Task goal:
Begin with the opening line of the records and extract each line through the one holding "import plotly.graph_objects as go"; pictures are not part of the copy.

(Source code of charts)
________________________________________
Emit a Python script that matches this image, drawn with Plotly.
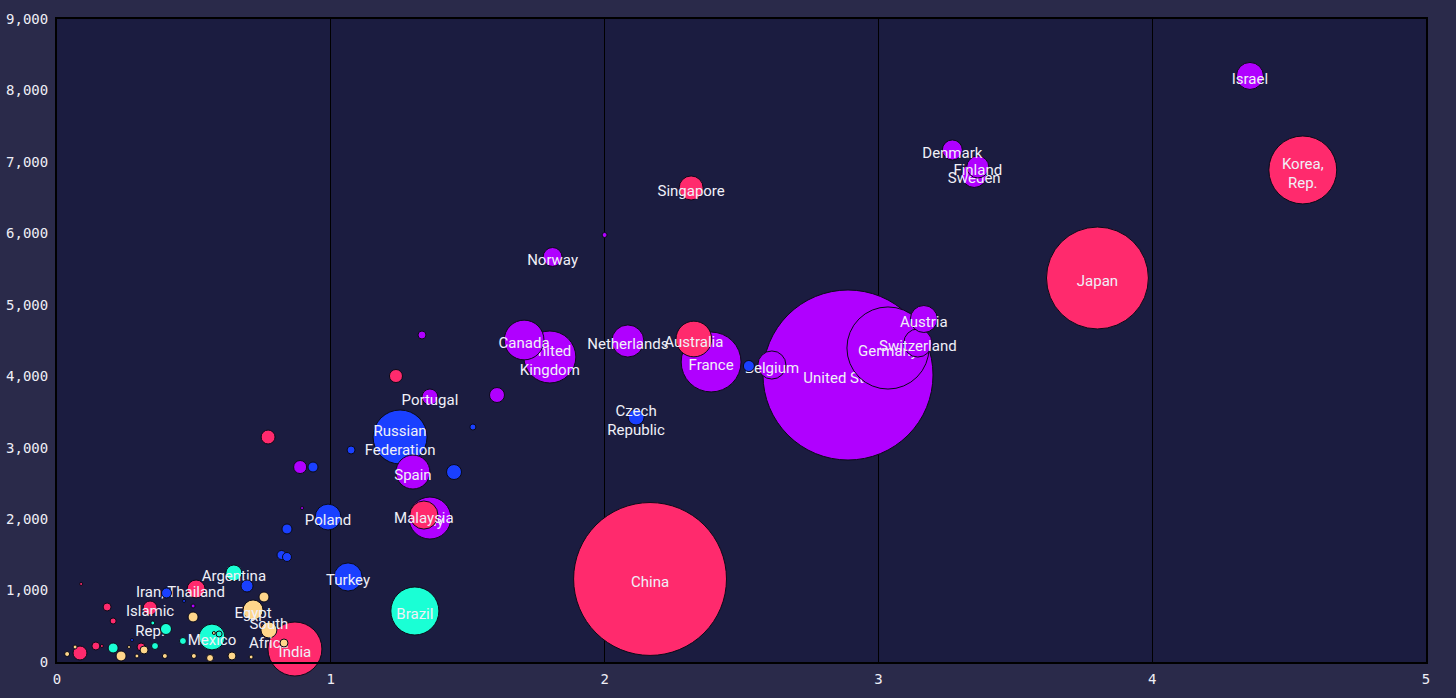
import plotly.graph_objects as go

# ---- data ----
countries = [
    "United States", "China", "Japan", "Germany", "Korea, Rep.", "France", "Russian Federation", "India",
    "United Kingdom", "Brazil", "Italy", "Canada", "Australia", "Spain", "Netherlands", "Turkey",
    "Switzerland", "Malaysia", "Belgium", "Israel", "Austria", "Poland", "Mexico", "Sweden",
    "Singapore", "Finland", "Denmark", "Egypt", "Norway", "Thailand", "Argentina", "Czech Republic",
    "Portugal", "South Africa", "Ireland", "Hungary", "Hong Kong", "Iran, Islamic Rep.", "New Zealand", "Greece",
    "Romania", "Slovenia", "Slovakia", "Tunisia", "Colombia", "Croatia", "Serbia", "Ukraine",
    "Bulgaria", "Morocco", "Peru", "Pakistan", "Iceland", "Lithuania", "Mongolia", "Indonesia",
    "Kenya", "Nigeria", "Chile", "Ecuador", "Ethiopia", "Estonia", "Sri Lanka", "Ghana",
    "Senegal", "Uganda", "Tanzania", "Zambia", "Luxembourg", "Malta", "Cyprus", "Kazakhstan",
    "Uruguay", "Philippines", "Costa Rica", "Cuba", "Mali", "Burkina Faso", "Kyrgyz Republic", "Brunei",
    "Madagascar", "Vietnam", "Botswana",
]
rd_pct_gdp = [
    2.889, 2.166, 3.80, 3.035, 4.55, 2.389, 1.253, 0.869,
    1.80, 1.307, 1.362, 1.706, 2.326, 1.30, 2.085, 1.063,
    3.144, 1.34, 2.611, 4.357, 3.166, 0.99, 0.566, 3.35,
    2.316, 3.363, 3.27, 0.716, 1.81, 0.508, 0.646, 2.115,
    1.362, 0.774, 1.607, 1.45, 0.771, 0.34, 1.238, 0.888,
    0.694, 2.527, 0.935, 0.756, 0.398, 0.84, 0.82, 0.84,
    0.40, 0.497, 0.205, 0.307, 1.333, 1.074, 0.183, 0.142,
    0.829, 0.318, 0.358, 0.46, 0.709, 1.519, 0.205, 0.234,
    0.559, 0.639, 0.50, 0.394, 2.0, 0.895, 0.497, 0.464,
    0.35, 0.084, 0.592, 0.573, 0.037, 0.066, 0.274, 0.088,
    0.292, 0.164, 0.263,
]
researchers_per_million = [
    4017, 1162, 5375, 4395, 6887, 4199, 3149, 182,
    4269, 714, 2015, 4507, 4521, 2659, 4493, 1190,
    4465, 2057, 4157, 8203, 4801, 2029, 350, 6817,
    6635, 6929, 7167, 728, 5669, 1022, 1246, 3429,
    3709, 448, 3737, 2659, 3149, 756, 4003, 2729,
    1064, 4143, 2729, 910, 462, 1862, 1498, 1470,
    966, 630, 196, 210, 4577, 2967, 770, 224,
    266, 168, 224, 294, 70, 3289, 574, 84,
    56, 84, 84, 84, 5977, 2155, 784, 854,
    546, 126, 392, 406, 112, 210, 308, 1092,
    84, 224, 210,
]
rd_spend_bn = [
    476, 385, 171, 111, 76, 59, 48, 48,
    44.5, 38, 29, 26, 21, 19, 17, 13,
    13, 13, 13, 12, 12, 11, 11, 10.3,
    9.5, 8, 6.6, 6.6, 5.9, 5.3, 4.2, 4.2,
    4.2, 4.2, 3.7, 3.7, 3.2, 3.2, 2.8, 2.8,
    2.4, 2.0, 1.65, 1.65, 2.0, 1.65, 1.33, 1.33,
    1.65, 1.65, 1.65, 1.05, 1.05, 1.05, 1.05, 1.05,
    1.05, 1.05, 0.8, 0.8, 0.26, 0.6, 0.6, 1.65,
    0.8, 1.05, 0.41, 0.41, 0.41, 0.15, 0.26, 0.15,
    0.26, 3.2, 0.6, 0.15, 0.41, 0.26, 0.15, 0.15,
    0.26, 0.15, 0.15,
]
regions = [
    "Europe & N. America", "Asia", "Asia", "Europe & N. America", "Asia", "Europe & N. America", "Eastern Europe", "Asia",
    "Europe & N. America", "Latin America", "Europe & N. America", "Europe & N. America", "Asia", "Europe & N. America", "Europe & N. America", "Eastern Europe",
    "Europe & N. America", "Asia", "Europe & N. America", "Europe & N. America", "Europe & N. America", "Eastern Europe", "Latin America", "Europe & N. America",
    "Asia", "Europe & N. America", "Europe & N. America", "Africa", "Europe & N. America", "Asia", "Latin America", "Eastern Europe",
    "Europe & N. America", "Africa", "Europe & N. America", "Eastern Europe", "Asia", "Asia", "Asia", "Europe & N. America",
    "Eastern Europe", "Eastern Europe", "Eastern Europe", "Africa", "Latin America", "Eastern Europe", "Eastern Europe", "Eastern Europe",
    "Eastern Europe", "Africa", "Latin America", "Asia", "Europe & N. America", "Eastern Europe", "Asia", "Asia",
    "Africa", "Africa", "Latin America", "Latin America", "Africa", "Eastern Europe", "Asia", "Africa",
    "Africa", "Africa", "Africa", "Africa", "Europe & N. America", "Europe & N. America", "Europe & N. America", "Eastern Europe",
    "Latin America", "Asia", "Latin America", "Africa", "Africa", "Africa", "Eastern Europe", "Asia",
    "Africa", "Asia", "Africa",
]
labeled = {
    "United States": "United States", "China": "China", "Japan": "Japan", "Germany": "Germany",
    "Korea, Rep.": "Korea,<br>Rep.", "France": "France", "Russian Federation": "Russian<br>Federation",
    "India": "India", "United Kingdom": "United<br>Kingdom", "Brazil": "Brazil", "Italy": "Italy",
    "Canada": "Canada", "Australia": "Australia", "Spain": "Spain", "Netherlands": "Netherlands",
    "Turkey": "Turkey", "Switzerland": "Switzerland", "Malaysia": "Malaysia", "Belgium": "Belgium",
    "Israel": "Israel", "Austria": "Austria", "Poland": "Poland", "Mexico": "Mexico", "Sweden": "Sweden",
    "Singapore": "Singapore", "Finland": "Finland", "Denmark": "Denmark", "Egypt": "Egypt",
    "Norway": "Norway", "Thailand": "Thailand", "Argentina": "Argentina", "Czech Republic": "Czech<br>Republic",
    "Portugal": "Portugal", "South Africa": "South<br>Africa", "Iran, Islamic Rep.": "Iran,<br>Islamic<br>Rep.",
}
x_ticks = [0, 1, 2, 3, 4, 5]
y_ticks = [0, 1000, 2000, 3000, 4000, 5000, 6000, 7000, 8000, 9000]

region_colors = {
    "Asia": "#ff2a6d",
    "Europe & N. America": "#b000ff",
    "Eastern Europe": "#1a40ff",
    "Latin America": "#1affd5",
    "Africa": "#ffd68a",
}

MAX_D = 170.0
LABEL_DROP = 65  # small downward nudge of labels (in y units, about 5 px)
max_spend = max(rd_spend_bn)
label_font = dict(family="Roboto, 'Liberation Sans Narrow', sans-serif", size=15, color="#f0f0f8")

fig = go.Figure()
order = sorted(range(len(countries)), key=lambda i: -rd_spend_bn[i])
for i in order:
    d = MAX_D * (rd_spend_bn[i] / max_spend) ** 0.5
    fig.add_trace(go.Scatter(
        x=[rd_pct_gdp[i]], y=[researchers_per_million[i]],
        mode="markers",
        marker=dict(size=max(d, 3), color=region_colors[regions[i]],
                    line=dict(color="#0a0a18", width=1), opacity=1),
        name=countries[i],
        showlegend=False,
        cliponaxis=False,
    ))
    lab = labeled.get(countries[i])
    if lab:
        fig.add_trace(go.Scatter(
            x=[rd_pct_gdp[i]], y=[researchers_per_million[i] - LABEL_DROP],
            mode="text", text=[lab], textposition="middle center",
            textfont=label_font, hoverinfo="skip",
            showlegend=False, cliponaxis=False,
        ))

fig.update_layout(
    width=1456, height=698,
    margin=dict(l=57, r=30, t=19, b=36),
    paper_bgcolor="#2a2a4a",
    plot_bgcolor="#1b1c40",
    font=dict(family="'DejaVu Sans Mono', monospace", size=14, color="#eeeef6"),
    showlegend=False,
)
fig.update_xaxes(
    range=[0, 5], tickvals=x_ticks, showgrid=True, gridcolor="#000000", gridwidth=1,
    showline=True, linecolor="#000000", linewidth=2, mirror=True, zeroline=False,
    ticks="", tickfont=dict(size=14), ticklabelstandoff=3, automargin=False,
)
fig.update_yaxes(
    range=[0, 9000], tickvals=y_ticks, tickformat=",", showgrid=False,
    showline=True, linecolor="#000000", linewidth=2, mirror=True, zeroline=False,
    ticks="", tickfont=dict(size=14), ticklabelstandoff=4, automargin=False,
)

fig.write_html("out.html")
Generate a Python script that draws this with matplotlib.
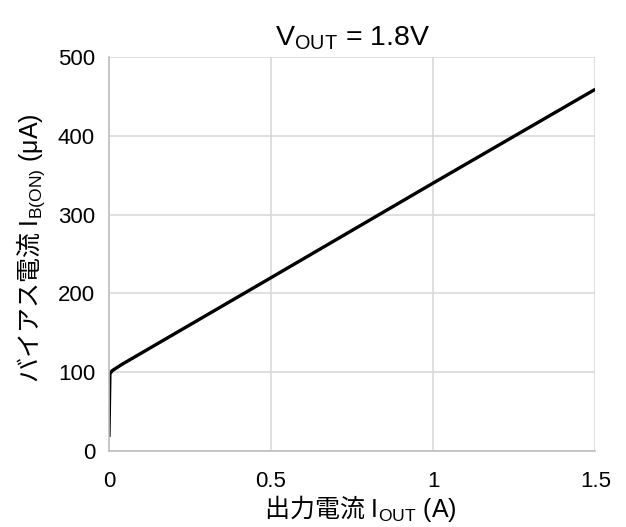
________________________________________
Answer for the task:
Emit a Python script that matches this image, drawn with Plotly.
import plotly.graph_objects as go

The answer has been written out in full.